Não nos preocupamos com dinheiro e poder. Queremos salvar a empresa e fazer ela funcionar. Eles ofereceram fazer parte de um comitê, mas não a gestão independente da marca. Já tivemos três assentos de conselho e não acreditamos em comitês. Nós somos contra porque vai matar as empresas. Vemos na nossa frente dois desesperados: um que está num negócio que não sabe fazer e se agarra no que puder e o outro, que não acredita na Tok&Stok e precisa sair da companhia. Para nós, é o tema da nossa vida e estamos totalmente dispostos a continuar. Temos a solução e o futuro da companhia desenhado.

O que diz a SPX

Questionada sobre as declarações de Régis Dubrule, a SPX Capital disse, por meio de nota, que “a família Dubrule apoiou todas as decisões estratégicas tomadas pelo Conselho de Administração da Tok&Stok ao longo dos anos (inclusive a contratação dos assessores financeiros que trouxeram a oportunidade de negócio com a Mobly).”

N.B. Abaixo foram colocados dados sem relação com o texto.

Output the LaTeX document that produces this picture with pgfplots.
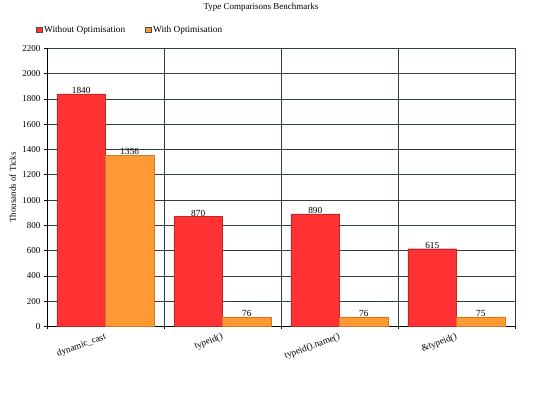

Segundo a gestora, “como acionistas minoritários, os Dubrule tinham representante no Conselho (por alguns momentos chegaram inclusive a ter a maioria dos cargos no Conselho, por mera liberalidade da SPX) e, portanto, participaram ativamente de todas essas discussões, que sempre foram tomadas pelo colegiado de forma consensual.”

A SPX também afirma que Ghislaine Dubrule foi CEO por um ano “(também por liberalidade da SPX) e, somente após sua saída, em julho, e a iminência de uma transação com a Mobly é que a família decidiu contestar, retroativamente e de forma oportunista, as decisões tomadas pelo Conselho”.

Para a gestora, a intenção da família é retomar o controle da Tok&Stok. “Para isso, a família passou a usar toda espécie de subterfúgio numa batalha jurídica e midiática sem sentido, infrutífera e cada vez mais isolada.”

Ainda de acordo com a SPX, é de seu “direito (por representar um conjunto de ações de sua propriedade), os fundos geridos pela SPX fizeram uma transação privada com a Mobly que será extremamente benéfica para a Tok&Stok e que já foi aprovada pela Superintendência-Geral do Cade (Conselho Administrativo de Defesa Econômica).”

“Como demonstração de sua intenção de estender a todos os benefícios da transação, SPX e Mobly permitiram que os Dubrule tenham a opção de aderir à transação ou continuar como acionistas da Tok&Stok (lembrando que a transação poderia ter sido legitimamente estruturada de forma a forçar que os Dubrule se tornassem acionistas de Mobly, mas cientes da possibilidade de desgostarem disso, foi assegurada tal faculdade de eles continuarem acionistas da Tok&Stok)”, escreveram, em nota.